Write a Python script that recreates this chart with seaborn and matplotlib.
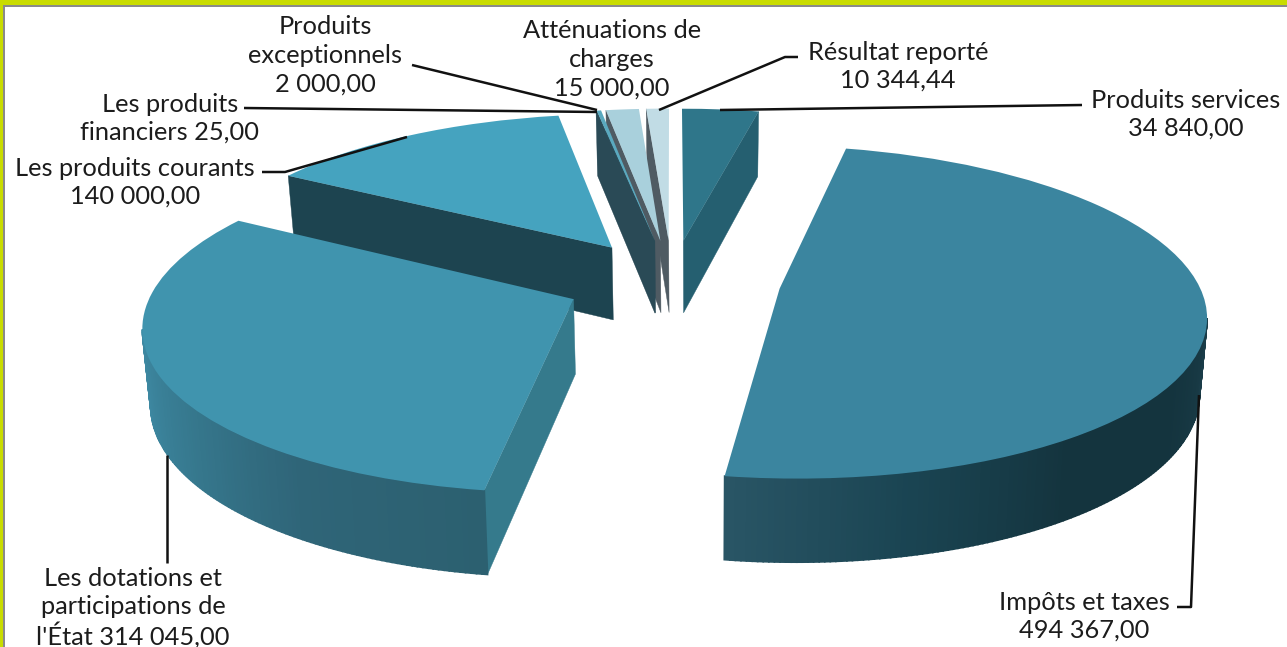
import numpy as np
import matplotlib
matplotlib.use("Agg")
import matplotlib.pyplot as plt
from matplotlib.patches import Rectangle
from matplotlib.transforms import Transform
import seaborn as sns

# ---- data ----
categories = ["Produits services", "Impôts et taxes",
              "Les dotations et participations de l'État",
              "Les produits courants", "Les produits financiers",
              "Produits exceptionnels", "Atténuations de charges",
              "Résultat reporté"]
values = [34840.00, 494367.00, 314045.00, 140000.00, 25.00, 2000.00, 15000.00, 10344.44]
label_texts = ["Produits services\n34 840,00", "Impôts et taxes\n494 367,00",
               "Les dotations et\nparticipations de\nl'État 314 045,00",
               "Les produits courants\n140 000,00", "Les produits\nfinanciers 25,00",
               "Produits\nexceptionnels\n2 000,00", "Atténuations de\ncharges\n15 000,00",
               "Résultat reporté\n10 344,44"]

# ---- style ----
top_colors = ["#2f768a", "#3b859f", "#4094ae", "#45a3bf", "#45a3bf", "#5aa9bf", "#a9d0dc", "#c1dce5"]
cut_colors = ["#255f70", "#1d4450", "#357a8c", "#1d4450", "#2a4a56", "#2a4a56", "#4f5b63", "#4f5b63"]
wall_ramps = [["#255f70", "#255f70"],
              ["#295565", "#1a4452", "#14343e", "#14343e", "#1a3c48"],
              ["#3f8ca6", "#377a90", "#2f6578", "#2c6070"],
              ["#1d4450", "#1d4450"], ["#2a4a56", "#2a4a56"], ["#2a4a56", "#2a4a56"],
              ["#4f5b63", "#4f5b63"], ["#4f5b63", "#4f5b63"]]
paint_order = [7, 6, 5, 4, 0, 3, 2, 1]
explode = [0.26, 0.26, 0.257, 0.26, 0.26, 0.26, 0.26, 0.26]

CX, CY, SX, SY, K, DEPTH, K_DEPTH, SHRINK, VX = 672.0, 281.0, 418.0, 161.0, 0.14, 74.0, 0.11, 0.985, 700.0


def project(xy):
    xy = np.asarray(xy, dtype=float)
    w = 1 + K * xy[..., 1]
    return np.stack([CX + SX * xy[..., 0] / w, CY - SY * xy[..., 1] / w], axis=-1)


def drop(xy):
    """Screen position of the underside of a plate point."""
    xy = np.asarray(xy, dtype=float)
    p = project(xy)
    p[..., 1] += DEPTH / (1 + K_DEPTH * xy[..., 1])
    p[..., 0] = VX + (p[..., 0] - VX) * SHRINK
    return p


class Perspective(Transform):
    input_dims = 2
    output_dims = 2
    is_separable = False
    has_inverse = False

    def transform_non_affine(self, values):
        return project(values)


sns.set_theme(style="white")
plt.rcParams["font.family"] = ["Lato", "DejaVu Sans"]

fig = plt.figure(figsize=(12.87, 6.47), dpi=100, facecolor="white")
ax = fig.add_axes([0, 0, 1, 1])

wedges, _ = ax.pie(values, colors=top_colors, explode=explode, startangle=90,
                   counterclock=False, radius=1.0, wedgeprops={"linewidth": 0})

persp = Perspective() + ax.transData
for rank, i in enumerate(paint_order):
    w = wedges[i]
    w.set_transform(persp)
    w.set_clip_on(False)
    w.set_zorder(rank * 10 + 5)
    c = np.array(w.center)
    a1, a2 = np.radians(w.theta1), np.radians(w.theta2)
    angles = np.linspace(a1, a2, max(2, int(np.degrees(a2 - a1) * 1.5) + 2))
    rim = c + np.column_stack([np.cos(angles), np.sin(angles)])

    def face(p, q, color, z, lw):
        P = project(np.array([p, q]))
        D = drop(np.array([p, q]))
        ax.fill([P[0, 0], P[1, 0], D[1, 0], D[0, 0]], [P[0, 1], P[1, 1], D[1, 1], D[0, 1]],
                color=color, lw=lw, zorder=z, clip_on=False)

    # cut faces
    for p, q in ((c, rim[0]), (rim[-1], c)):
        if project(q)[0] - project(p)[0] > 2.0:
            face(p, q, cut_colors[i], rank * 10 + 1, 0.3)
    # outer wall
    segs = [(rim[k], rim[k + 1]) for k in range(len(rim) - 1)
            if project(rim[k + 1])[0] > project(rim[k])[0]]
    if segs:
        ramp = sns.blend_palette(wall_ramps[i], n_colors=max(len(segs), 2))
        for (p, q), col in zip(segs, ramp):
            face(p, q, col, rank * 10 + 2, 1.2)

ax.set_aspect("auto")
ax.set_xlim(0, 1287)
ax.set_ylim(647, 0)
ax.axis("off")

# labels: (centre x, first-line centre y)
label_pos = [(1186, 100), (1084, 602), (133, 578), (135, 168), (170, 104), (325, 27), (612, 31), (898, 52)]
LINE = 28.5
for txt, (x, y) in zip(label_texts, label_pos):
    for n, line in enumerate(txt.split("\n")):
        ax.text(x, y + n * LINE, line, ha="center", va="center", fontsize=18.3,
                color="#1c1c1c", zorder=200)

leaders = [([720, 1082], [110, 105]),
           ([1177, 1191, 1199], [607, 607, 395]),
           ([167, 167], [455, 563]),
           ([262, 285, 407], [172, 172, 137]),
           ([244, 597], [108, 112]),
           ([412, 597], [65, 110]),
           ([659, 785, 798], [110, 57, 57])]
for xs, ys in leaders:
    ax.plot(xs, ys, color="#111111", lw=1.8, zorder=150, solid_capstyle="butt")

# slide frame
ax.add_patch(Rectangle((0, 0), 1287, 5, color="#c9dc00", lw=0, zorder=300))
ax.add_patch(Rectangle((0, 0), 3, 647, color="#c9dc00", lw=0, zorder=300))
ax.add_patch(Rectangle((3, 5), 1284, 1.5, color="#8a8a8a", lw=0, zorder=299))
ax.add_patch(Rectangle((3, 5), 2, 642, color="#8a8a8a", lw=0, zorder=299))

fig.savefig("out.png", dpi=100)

┄┄┄┄┄┄┄┄┄┄

Task directions.
Return the whole listing, word for word, and leave out every picture.

Result of the task.
Write a Python script that recreates this chart with seaborn and matplotlib.
import numpy as np
import matplotlib
matplotlib.use("Agg")
import matplotlib.pyplot as plt
from matplotlib.patches import Rectangle
from matplotlib.transforms import Transform
import seaborn as sns

# ---- data ----
categories = ["Produits services", "Impôts et taxes",
              "Les dotations et participations de l'État",
              "Les produits courants", "Les produits financiers",
              "Produits exceptionnels", "Atténuations de charges",
              "Résultat reporté"]
values = [34840.00, 494367.00, 314045.00, 140000.00, 25.00, 2000.00, 15000.00, 10344.44]
label_texts = ["Produits services\n34 840,00", "Impôts et taxes\n494 367,00",
               "Les dotations et\nparticipations de\nl'État 314 045,00",
               "Les produits courants\n140 000,00", "Les produits\nfinanciers 25,00",
               "Produits\nexceptionnels\n2 000,00", "Atténuations de\ncharges\n15 000,00",
               "Résultat reporté\n10 344,44"]

# ---- style ----
top_colors = ["#2f768a", "#3b859f", "#4094ae", "#45a3bf", "#45a3bf", "#5aa9bf", "#a9d0dc", "#c1dce5"]
cut_colors = ["#255f70", "#1d4450", "#357a8c", "#1d4450", "#2a4a56", "#2a4a56", "#4f5b63", "#4f5b63"]
wall_ramps = [["#255f70", "#255f70"],
              ["#295565", "#1a4452", "#14343e", "#14343e", "#1a3c48"],
              ["#3f8ca6", "#377a90", "#2f6578", "#2c6070"],
              ["#1d4450", "#1d4450"], ["#2a4a56", "#2a4a56"], ["#2a4a56", "#2a4a56"],
              ["#4f5b63", "#4f5b63"], ["#4f5b63", "#4f5b63"]]
paint_order = [7, 6, 5, 4, 0, 3, 2, 1]
explode = [0.26, 0.26, 0.257, 0.26, 0.26, 0.26, 0.26, 0.26]

CX, CY, SX, SY, K, DEPTH, K_DEPTH, SHRINK, VX = 672.0, 281.0, 418.0, 161.0, 0.14, 74.0, 0.11, 0.985, 700.0


def project(xy):
    xy = np.asarray(xy, dtype=float)
    w = 1 + K * xy[..., 1]
    return np.stack([CX + SX * xy[..., 0] / w, CY - SY * xy[..., 1] / w], axis=-1)


def drop(xy):
    """Screen position of the underside of a plate point."""
    xy = np.asarray(xy, dtype=float)
    p = project(xy)
    p[..., 1] += DEPTH / (1 + K_DEPTH * xy[..., 1])
    p[..., 0] = VX + (p[..., 0] - VX) * SHRINK
    return p


class Perspective(Transform):
    input_dims = 2
    output_dims = 2
    is_separable = False
    has_inverse = False

    def transform_non_affine(self, values):
        return project(values)


sns.set_theme(style="white")
plt.rcParams["font.family"] = ["Lato", "DejaVu Sans"]

fig = plt.figure(figsize=(12.87, 6.47), dpi=100, facecolor="white")
ax = fig.add_axes([0, 0, 1, 1])

wedges, _ = ax.pie(values, colors=top_colors, explode=explode, startangle=90,
                   counterclock=False, radius=1.0, wedgeprops={"linewidth": 0})

persp = Perspective() + ax.transData
for rank, i in enumerate(paint_order):
    w = wedges[i]
    w.set_transform(persp)
    w.set_clip_on(False)
    w.set_zorder(rank * 10 + 5)
    c = np.array(w.center)
    a1, a2 = np.radians(w.theta1), np.radians(w.theta2)
    angles = np.linspace(a1, a2, max(2, int(np.degrees(a2 - a1) * 1.5) + 2))
    rim = c + np.column_stack([np.cos(angles), np.sin(angles)])

    def face(p, q, color, z, lw):
        P = project(np.array([p, q]))
        D = drop(np.array([p, q]))
        ax.fill([P[0, 0], P[1, 0], D[1, 0], D[0, 0]], [P[0, 1], P[1, 1], D[1, 1], D[0, 1]],
                color=color, lw=lw, zorder=z, clip_on=False)

    # cut faces
    for p, q in ((c, rim[0]), (rim[-1], c)):
        if project(q)[0] - project(p)[0] > 2.0:
            face(p, q, cut_colors[i], rank * 10 + 1, 0.3)
    # outer wall
    segs = [(rim[k], rim[k + 1]) for k in range(len(rim) - 1)
            if project(rim[k + 1])[0] > project(rim[k])[0]]
    if segs:
        ramp = sns.blend_palette(wall_ramps[i], n_colors=max(len(segs), 2))
        for (p, q), col in zip(segs, ramp):
            face(p, q, col, rank * 10 + 2, 1.2)

ax.set_aspect("auto")
ax.set_xlim(0, 1287)
ax.set_ylim(647, 0)
ax.axis("off")

# labels: (centre x, first-line centre y)
label_pos = [(1186, 100), (1084, 602), (133, 578), (135, 168), (170, 104), (325, 27), (612, 31), (898, 52)]
LINE = 28.5
for txt, (x, y) in zip(label_texts, label_pos):
    for n, line in enumerate(txt.split("\n")):
        ax.text(x, y + n * LINE, line, ha="center", va="center", fontsize=18.3,
                color="#1c1c1c", zorder=200)

leaders = [([720, 1082], [110, 105]),
           ([1177, 1191, 1199], [607, 607, 395]),
           ([167, 167], [455, 563]),
           ([262, 285, 407], [172, 172, 137]),
           ([244, 597], [108, 112]),
           ([412, 597], [65, 110]),
           ([659, 785, 798], [110, 57, 57])]
for xs, ys in leaders:
    ax.plot(xs, ys, color="#111111", lw=1.8, zorder=150, solid_capstyle="butt")

# slide frame
ax.add_patch(Rectangle((0, 0), 1287, 5, color="#c9dc00", lw=0, zorder=300))
ax.add_patch(Rectangle((0, 0), 3, 647, color="#c9dc00", lw=0, zorder=300))
ax.add_patch(Rectangle((3, 5), 1284, 1.5, color="#8a8a8a", lw=0, zorder=299))
ax.add_patch(Rectangle((3, 5), 2, 642, color="#8a8a8a", lw=0, zorder=299))

fig.savefig("out.png", dpi=100)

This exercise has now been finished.